Step-by-step explanation:
Calculating Volume of Hydrogen Gas Using the Ideal Gas Law
The question asks us to determine the volume of hydrogen gas produced at 300.0 K and 723 torr by reacting 8.88 g of gallium with excess hydrochloric acid. The chemical reaction is 2Ga(s) + 6HCl(aq) → 2GaCl₃(aq) + 3H₂(g).

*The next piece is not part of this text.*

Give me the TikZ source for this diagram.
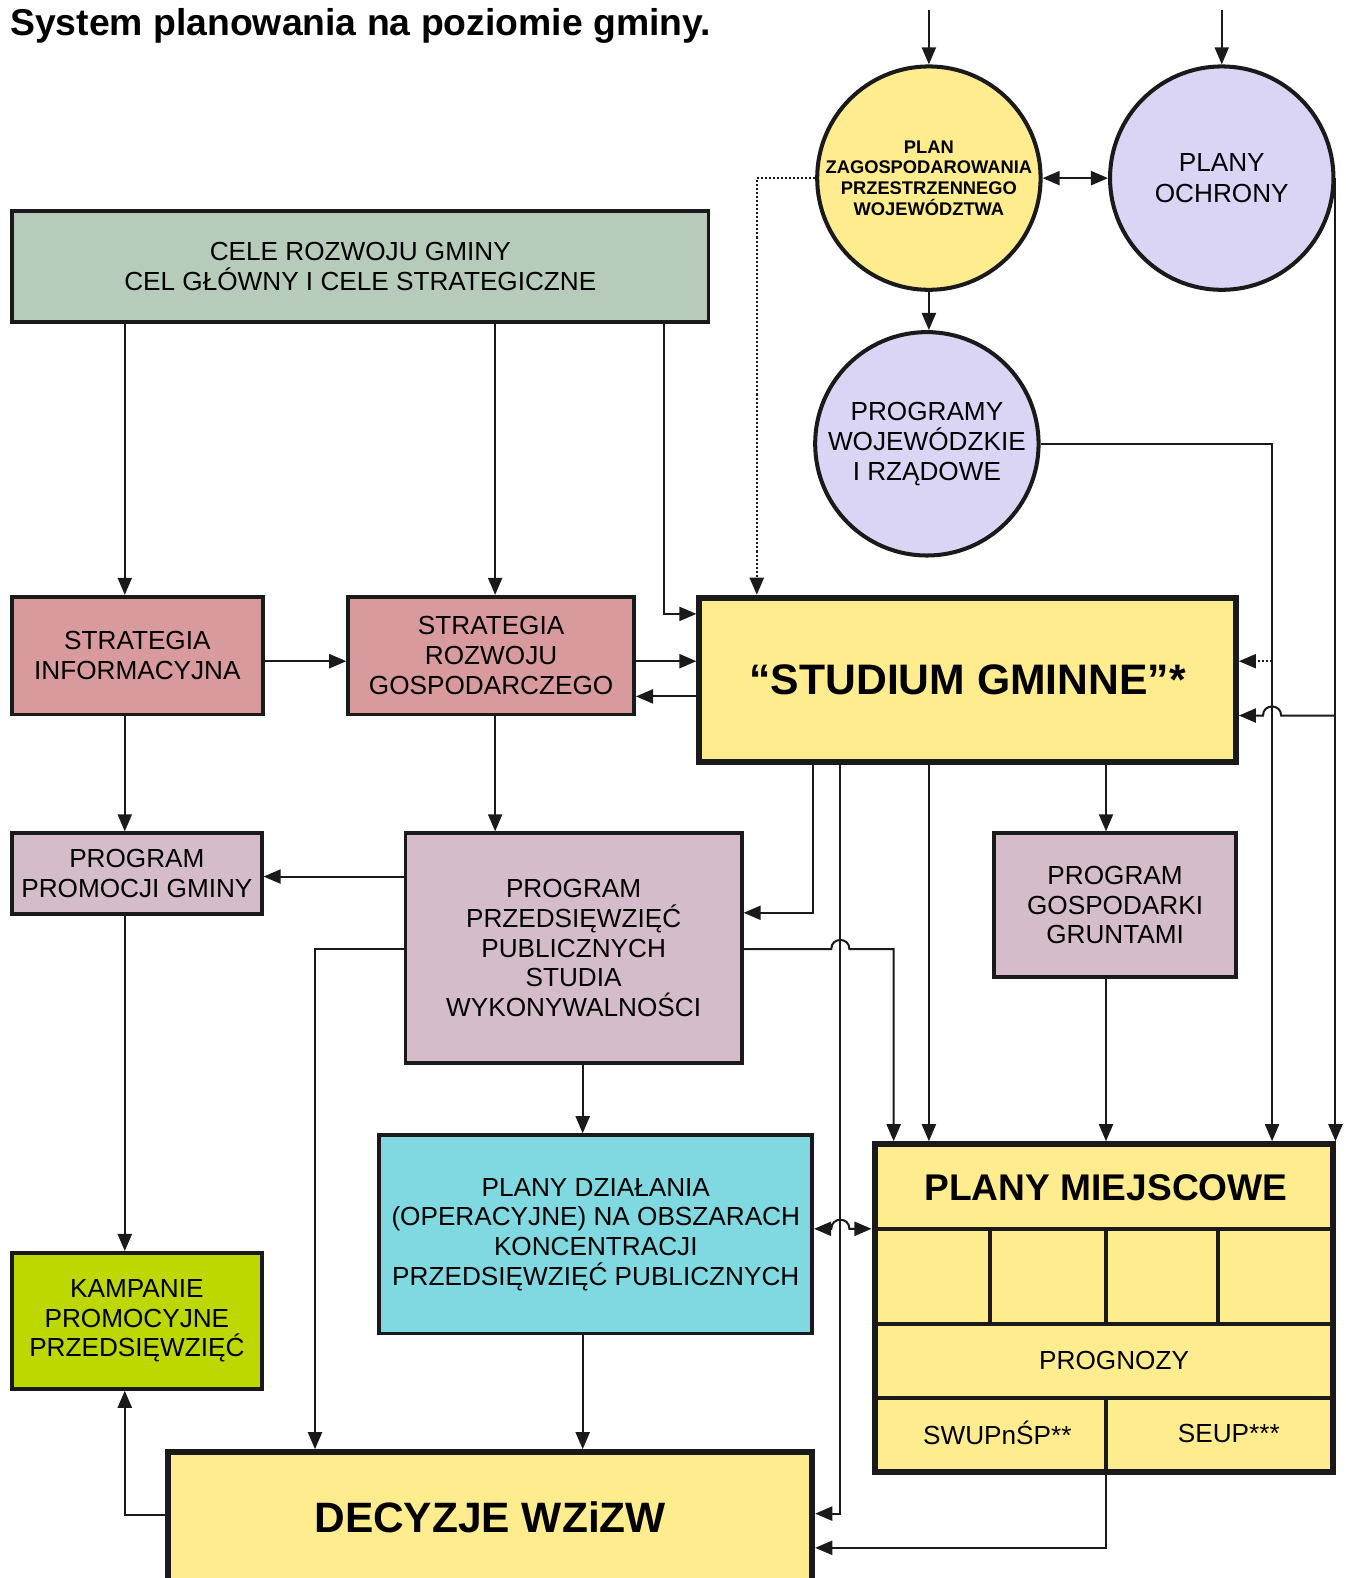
\documentclass[tikz,border=0pt]{standalone}
\usepackage{fontspec}
\setmainfont{Liberation Sans}
\usetikzlibrary{arrows.meta}
\definecolor{ink}{HTML}{1A1A1A}
\definecolor{celeG}{HTML}{B7CBBA}
\definecolor{pinkS}{HTML}{D99A9E}
\definecolor{mauveP}{HTML}{D5BCCA}
\definecolor{yellowY}{HTML}{FFEC8E}
\definecolor{lavL}{HTML}{DAD5F5}
\definecolor{cyanD}{HTML}{80D8E0}
\definecolor{limeK}{HTML}{BDD700}
\begin{document}
\begin{tikzpicture}[x=1pt,y=-1pt,
  box/.style={draw=ink, line width=3.8pt, align=center, inner sep=0pt, font=\fontsize{26}{29.5}\selectfont},
  thickbox/.style={box, line width=6pt},
  circ/.style={circle, draw=ink, line width=4pt, minimum size=222pt, align=center, inner sep=0pt, font=\fontsize{26}{30}\selectfont},
  conn/.style={draw=ink, line width=2pt},
  arr/.style={conn, -{Triangle[length=17pt,width=14pt]}},
  darr/.style={conn, {Triangle[length=17pt,width=14pt]}-{Triangle[length=17pt,width=14pt]}},
  dotarr/.style={arr, dash pattern=on 2pt off 2pt},
  sect/.style={draw=ink, line width=4pt},
  lbl/.style={inner sep=0pt, font=\fontsize{26}{29.5}\selectfont},
]
\useasboundingbox (0,0) rectangle (1337,1568);

% title
\node[anchor=base west, inner sep=0pt, font=\fontsize{37.1}{40}\selectfont\bfseries] (title) at (10,35) {System planowania na poziomie gminy.};

% boxes
\node[box, fill=celeG, minimum width=692pt, minimum height=110pt] (cele) at (358,265) {CELE ROZWOJU GMINY\\CEL GŁÓWNY I CELE STRATEGICZNE};
\node[box, fill=pinkS, minimum width=249pt, minimum height=117pt] (sinf) at (136.5,651.5) {STRATEGIA\\INFORMACYJNA};
\node[box, fill=pinkS, minimum width=284pt, minimum height=117pt] (sroz) at (488,651.5) {STRATEGIA\\ROZWOJU\\GOSPODARCZEGO};
\node[thickbox, fill=yellowY, minimum width=533pt, minimum height=163pt, font=\fontsize{42.4}{46}\selectfont\bfseries] (studium) at (961.5,675.5) {“STUDIUM GMINNE”*};
\node[box, fill=mauveP, minimum width=248pt, minimum height=80pt] (ppg) at (136,868) {PROGRAM\\PROMOCJI GMINY};
\node[box, fill=mauveP, minimum width=334pt, minimum height=228pt] (pp) at (570,942) {PROGRAM\\PRZEDSIĘWZIĘĆ\\PUBLICZNYCH\\STUDIA\\WYKONYWALNOŚCI};
\node[box, fill=mauveP, minimum width=240pt, minimum height=143pt] (pgg) at (1108,899.5) {PROGRAM\\GOSPODARKI\\GRUNTAMI};
\node[box, fill=cyanD, minimum width=430pt, minimum height=197pt] (pd) at (592,1226.5) {PLANY DZIAŁANIA\\(OPERACYJNE) NA OBSZARACH\\KONCENTRACJI\\PRZEDSIĘWZIĘĆ PUBLICZNYCH};
\node[box, fill=limeK, minimum width=248pt, minimum height=135pt] (kamp) at (136,1312.5) {KAMPANIE\\PROMOCYJNE\\PRZEDSIĘWZIĘĆ};
\node[thickbox, fill=yellowY, minimum width=640pt, minimum height=129pt, font=\fontsize{42.2}{46}\selectfont\bfseries] (dec) at (487,1507.5) {DECYZJE WZiZW};

% circles
\node[circ, fill=yellowY, font=\fontsize{18.2}{20.7}\selectfont\bfseries] (pz) at (923,177) {PLAN\\ZAGOSPODAROWANIA\\PRZESTRZENNEGO\\WOJEWÓDZTWA};
\node[circ, fill=lavL] (po) at (1214,177) {PLANY\\OCHRONY};
\node[circ, fill=lavL] (pw) at (921,441) {PROGRAMY\\WOJEWÓDZKIE\\I RZĄDOWE};

% plany miejscowe
\node[thickbox, fill=yellowY, minimum width=456pt, minimum height=326pt] (pm) at (1097,1300) {};
\coordinate (h1) at (0,1221);
\coordinate (h2) at (0,1316);
\coordinate (h3) at (0,1389);
\coordinate (v1) at (984,0);
\coordinate (v2) at (1099,0);
\coordinate (v3) at (1210,0);
\draw[sect] (pm.west |- h1) -- (pm.east |- h1);
\draw[sect] (pm.west |- h2) -- (pm.east |- h2);
\draw[sect] (pm.west |- h3) -- (pm.east |- h3);
\draw[sect] (v1 |- h1) -- (v1 |- h2);
\draw[sect] (v2 |- h1) -- (v2 |- h2);
\draw[sect] (v3 |- h1) -- (v3 |- h2);
\draw[sect] (v2 |- h3) -- (v2 |- pm.south);
\node[inner sep=0pt, font=\fontsize{36.9}{40}\selectfont\bfseries] (pmt) at (1099,1180) {PLANY MIEJSCOWE};
\node[lbl] (prog) at (1107,1352) {PROGNOZY};
\node[lbl] (swup) at (991,1424) {SWUPnŚP**};
\node[lbl] (seup) at (1221,1424) {SEUP***};

% helper coordinates
\coordinate (t1) at (923,10);
\coordinate (t2) at (1214,10);
\coordinate (x124) at (124,0);
\coordinate (x313) at (313,0);
\coordinate (x492) at (492,0);
\coordinate (x579) at (579,0);
\coordinate (x752) at (752,0);
\coordinate (x808) at (808,0);
\coordinate (x835) at (835,0);
\coordinate (x888) at (888,0);
\coordinate (x923) at (923,0);
\coordinate (x1264) at (1264,0);
\coordinate (y657) at (0,657);
\coordinate (y692) at (0,692);
\coordinate (y871) at (0,871);
\coordinate (y943) at (0,943);
\coordinate (y1505) at (0,1505);
\coordinate (c610) at (660,610);
\coordinate (s907) at (808,907);
\coordinate (s1504) at (835,1504);
\coordinate (d1) at (1264,657);
\coordinate (b1) at (1327,711);
\coordinate (k1505) at (124,1505);
\coordinate (m1538) at (1099,1538);
\coordinate (l943) at (313,943);

% connectors: top
\draw[arr] (t1) -- (pz.north);
\draw[arr] (t2) -- (po.north);
\draw[darr] (pz.east) -- (po.west);
\draw[arr] (pz.south) -- (pz.south |- pw.north);
\draw[dotarr] (pz.west) -- (pz.west -| x752) -- (studium.north -| x752);
\draw[arr] (pw.east) -- (pw.east -| x1264) -- (pm.north -| x1264);
\draw[dotarr] (d1) -- (d1 -| studium.east);
\draw[arr] (po.east) -- (pm.north -| po.east);
\draw[arr] (b1) -- (1273,711) .. controls (1273,699) and (1255,699) .. (1255,711) -- (studium.east |- b1);

% connectors: cele
\draw[arr] (cele.south -| x124) -- (sinf.north -| x124);
\draw[arr] (cele.south -| x492) -- (sroz.north -| x492);
\draw[arr] (cele.south -| c610) -- (c610) -- (c610 -| studium.west);

% strategies
\draw[arr] (sinf.east |- y657) -- (sroz.west |- y657);
\draw[arr] (sroz.east |- y657) -- (studium.west |- y657);
\draw[arr] (studium.west |- y692) -- (sroz.east |- y692);
\draw[arr] (sinf.south -| x124) -- (ppg.north -| x124);
\draw[arr] (sroz.south -| x492) -- (pp.north -| x492);

% programs
\draw[arr] (pp.west |- y871) -- (ppg.east |- y871);
\draw[arr] (studium.south -| x808) -- (s907) -- (s907 -| pp.east);
\draw[arr] (studium.south -| x835) -- (s1504) -- (s1504 -| dec.east);
\draw[arr] (studium.south -| x923) -- (pm.north -| x923);
\draw[arr] (studium.south -| v2) -- (pgg.north -| v2);
\draw[arr] (pp.east |- y943) -- (826,943) .. controls (826,931) and (844,931) .. (844,943) -- (888,943) -- (pm.north -| x888);
\draw[arr] (pp.west |- y943) -- (l943) -- (dec.north -| x313);
\draw[arr] (pp.south -| x579) -- (pd.north -| x579);
\draw[arr] (ppg.south -| x124) -- (kamp.north -| x124);
\draw[arr] (pgg.south -| v2) -- (pm.north -| v2);
\draw[arr] (pd.south -| x579) -- (dec.north -| x579);
\draw[darr] (pd.east |- h1) -- (826,1221) .. controls (826,1209) and (844,1209) .. (844,1221) -- (pm.west |- h1);
\draw[arr] (dec.west |- y1505) -- (k1505) -- (kamp.south -| x124);
\draw[arr] (pm.south -| v2) -- (m1538) -- (m1538 -| dec.east);
\end{tikzpicture}
\end{document}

To solve this problem, we need to:
- Convert the gallium mass to moles using its molar mass (69.72 g/mol).
- Use stoichiometry to find the moles of hydrogen produced.
- Convert the pressure from torr to atm (723 torr is approximately 0.951 atm).
- Apply the ideal gas law (PV = nRT).
By following these steps, we get:
Molar mass of Gallium (Ga): 69.72 g/mol
- Mass of Gallium (Ga): 8.88 g
- Number of moles of Ga: 8.88 g ÷ 69.72 g/mol = 0.127 mol Ga
- Moles of H₂ produced (3 moles H₂ for every 2 moles Ga): 0.127 mol Ga × (3/2) = 0.1905 mol H₂
- Pressure in atm: 723 torr ÷ 760 torr/atm = 0.951 atm
- Volume of H₂ (V = nRT/P): 0.1905 mol × 0.08206 L atm/mol K × 300 K ÷ 0.951 atm
The calculated volume of hydrogen gas will be given by the formula V = (nRT)/P. Using the above values, the volume of hydrogen gas produced, after solving, is 4.81 L.
This is an application of the ideal gas law in stoichiometry problems to find the volume of gaseous products.